I do not want to adventure into a scientific field in which I have no competence, and which is already overrun by amateurs. Psychology is a legitimate field of investigation, but its shortcomings always seem to me to have been most manifest when it has been applied to literature. I will only touch upon one dilemma. Either the author [meaning, not the critic, but the author of the work the critic is writing about] is in some sense a psychoanalyst himself, in which case the work of criticism is merely to interpret the author’s analysis of his characters, or he is not: in which case the author himself is the subject of analysis. Now I have no objection to the psychologist finding if he can, an explanation in his own terms of the mind of Dostoevsky or if the mind of Chapman.

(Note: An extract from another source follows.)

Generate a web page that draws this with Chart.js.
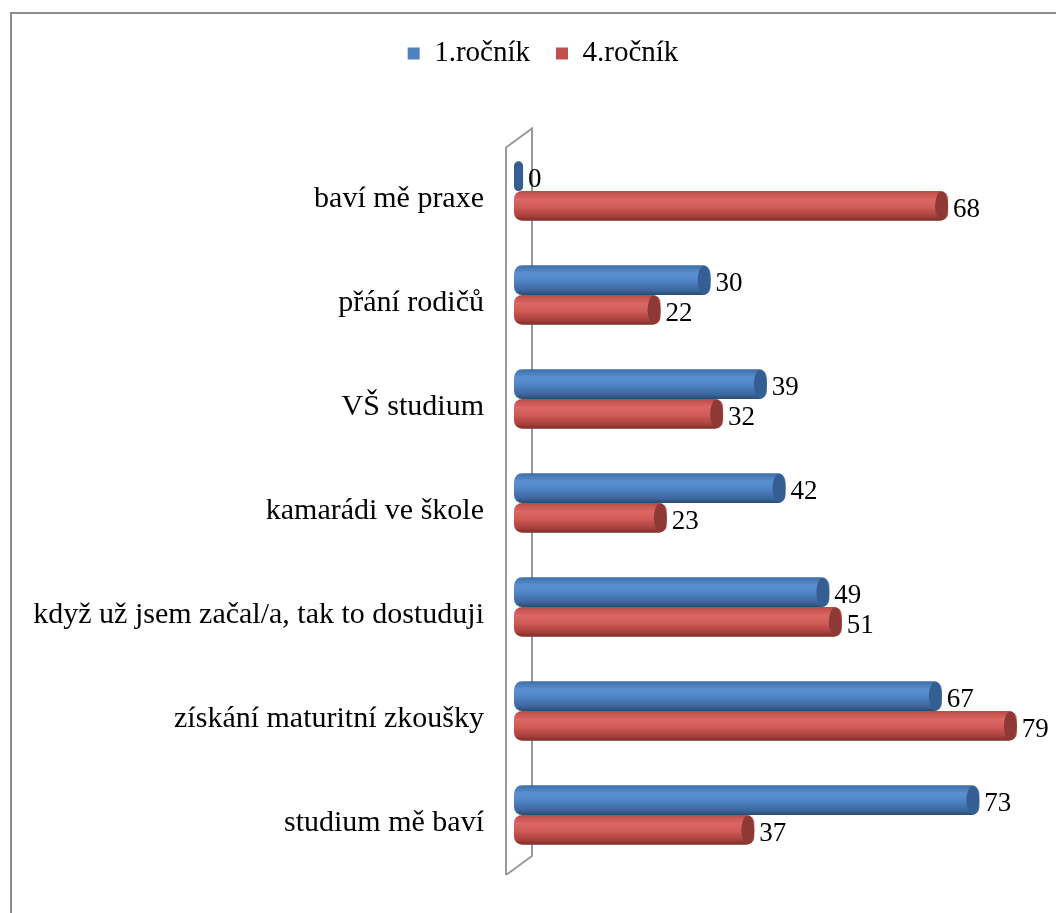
<!DOCTYPE html>
<html>
<head>
<meta charset="utf-8">
<script src="https://cdn.jsdelivr.net/npm/chart.js@4.4.1/dist/chart.umd.min.js"></script>
<style>
  html, body { margin: 0; padding: 0; background: #ffffff; }
  #wrap { position: relative; width: 1056px; height: 913px; overflow: hidden; }
  #frame { position: absolute; left: 10px; top: 12px; width: 1200px; height: 1200px;
           border-left: 2px solid #8c8c8c; border-top: 2px solid #8c8c8c; box-sizing: border-box; }
  canvas { position: absolute; left: 0; top: 0; }
</style>
</head>
<body>
<div id="wrap">
  <div id="frame"></div>
  <canvas id="c" width="1056" height="913"></canvas>
</div>
<script>
const categories = [
  'baví mě praxe',
  'přání rodičů',
  'VŠ studium',
  'kamarádi ve škole',
  'když už jsem začal/a, tak to dostuduji',
  'získání maturitní zkoušky',
  'studium mě baví'
];
const seriesNames = ['1.ročník', '4.ročník'];
const values1 = [0, 30, 39, 42, 49, 67, 73];
const values4 = [68, 22, 32, 23, 51, 79, 37];

const FONT = "'Liberation Serif', 'Times New Roman', serif";
const CAT_PCT = 0.57;
const BASE_VAL = -1.45;
const LEGEND_SHIFT = 18;

const palettes = [
  { solid: '#4f81bd', cap: '#355f92', zero: '#2f5a8c',
    stops: [[0, '#3d6ea6'], [0.28, '#5b90d3'], [0.55, '#4d82c3'], [0.85, '#3a669d'], [1, '#2b4b74']] },
  { solid: '#c0504d', cap: '#8e3936', zero: '#8e3936',
    stops: [[0, '#b94a46'], [0.28, '#dc6764'], [0.55, '#d05a56'], [0.85, '#a8403d'], [1, '#7a2d2b']] }
];

function barFill(ctx) {
  const chart = ctx.chart;
  const pal = palettes[ctx.datasetIndex];
  const v = ctx.raw;
  if (v === 0) return pal.zero;
  const ys = chart.scales.y;
  if (!ys || !chart.chartArea) return pal.solid;
  const center = ys.getPixelForValue(ctx.dataIndex);
  const step = Math.abs(ys.getPixelForValue(1) - ys.getPixelForValue(0)) || 100;
  const size = step * CAT_PCT / 2;
  const bc = center + (ctx.datasetIndex - 0.5) * size;
  const g = chart.ctx.createLinearGradient(0, bc - size / 2, 0, bc + size / 2);
  pal.stops.forEach(s => g.addColorStop(s[0], s[1]));
  return g;
}

const legendShift = {
  id: 'legendShift',
  afterLayout(chart) {
    if (chart.legend) {
      chart.legend.left += LEGEND_SHIFT;
      chart.legend.right += LEGEND_SHIFT;
    }
  }
};

const wallPlugin = {
  id: 'wall',
  beforeDatasetsDraw(chart) {
    const { ctx, chartArea } = chart;
    const x0 = chartArea.left;
    const lx = x0 - 8, rx = x0 + 18;
    const top = chartArea.top, bot = chartArea.bottom;
    ctx.save();
    ctx.strokeStyle = '#9a9a9a';
    ctx.lineWidth = 2;
    ctx.beginPath();
    ctx.moveTo(lx, bot + 8);
    ctx.lineTo(lx, top + 8.5);
    ctx.lineTo(rx, top - 10.5);
    ctx.lineTo(rx, bot - 11);
    ctx.lineTo(lx, bot + 8);
    ctx.stroke();
    ctx.restore();
  }
};

const capsAndLabels = {
  id: 'capsAndLabels',
  afterDatasetsDraw(chart) {
    const { ctx } = chart;
    ctx.save();
    chart.data.datasets.forEach((ds, di) => {
      const meta = chart.getDatasetMeta(di);
      const pal = palettes[di];
      meta.data.forEach((el, i) => {
        const len = el.x - el.base;
        const h = el.height;
        const rx = Math.min(6.5, len / 2);
        ctx.fillStyle = pal.cap;
        ctx.beginPath();
        ctx.ellipse(el.x - rx, el.y, rx, h / 2 - 0.5, 0, 0, Math.PI * 2);
        ctx.fill();
        ctx.fillStyle = '#000000';
        ctx.font = '27px ' + FONT;
        ctx.textAlign = 'left';
        ctx.textBaseline = 'middle';
        ctx.fillText(String(ds.data[i]), el.x + 5, el.y + 4);
      });
    });
    ctx.restore();
  }
};

new Chart(document.getElementById('c'), {
  type: 'bar',
  data: {
    labels: categories,
    datasets: [
      { label: seriesNames[0], data: values1, base: BASE_VAL, backgroundColor: barFill,
        borderWidth: 0, borderRadius: 8, borderSkipped: false,
        categoryPercentage: CAT_PCT, barPercentage: 1 },
      { label: seriesNames[1], data: values4, base: BASE_VAL, backgroundColor: barFill,
        borderWidth: 0, borderRadius: 8, borderSkipped: false,
        categoryPercentage: CAT_PCT, barPercentage: 1 }
    ]
  },
  options: {
    indexAxis: 'y',
    responsive: false,
    animation: false,
    layout: { padding: { top: 13, bottom: 46, left: 0, right: 6 } },
    plugins: {
      tooltip: { enabled: false },
      title: { display: false },
      subtitle: { display: true, text: '', weight: 500, padding: 24.5, font: { size: 10 } },
      legend: {
        position: 'top',
        labels: {
          boxWidth: 12, boxHeight: 12, padding: 26, color: '#000000',
          font: { family: FONT, size: 29 },
          generateLabels: (chart) => chart.data.datasets.map((ds, i) => ({
            text: ds.label, fillStyle: palettes[i].solid, strokeStyle: palettes[i].solid,
            lineWidth: 0, hidden: false, datasetIndex: i
          }))
        }
      }
    },
    scales: {
      x: { display: false, min: BASE_VAL, max: 84.3 },
      y: {
        grid: { display: false },
        border: { display: false },
        ticks: { color: '#000000', font: { family: FONT, size: 30 }, padding: 22, labelOffset: 8.5 },
        afterFit: (s) => { s.width = 514; s.paddingTop = 0; s.paddingBottom = 0; }
      }
    }
  },
  plugins: [legendShift, wallPlugin, capsAndLabels]
});
</script>
</body>
</html>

But I question the legitimacy of applying psychology to a fictional character: apply it to the author, if you like, but not to his world – once you are in it.
There is a propensity today for readers and book reviewers of the New York Times Book Review ilk – I won’t go so far as to say literary critics – to analyze fictional characters and their actions according to their pet theories of human motivation. (These days those theories are just as likely to be political, feminist or racial, as psychological.) Today’s average reader overlays his world onto the world of the author, and his ultimate judgement on the success or failure of the book is based on how well the plot fits his own points of view.
Eliot would be aghast.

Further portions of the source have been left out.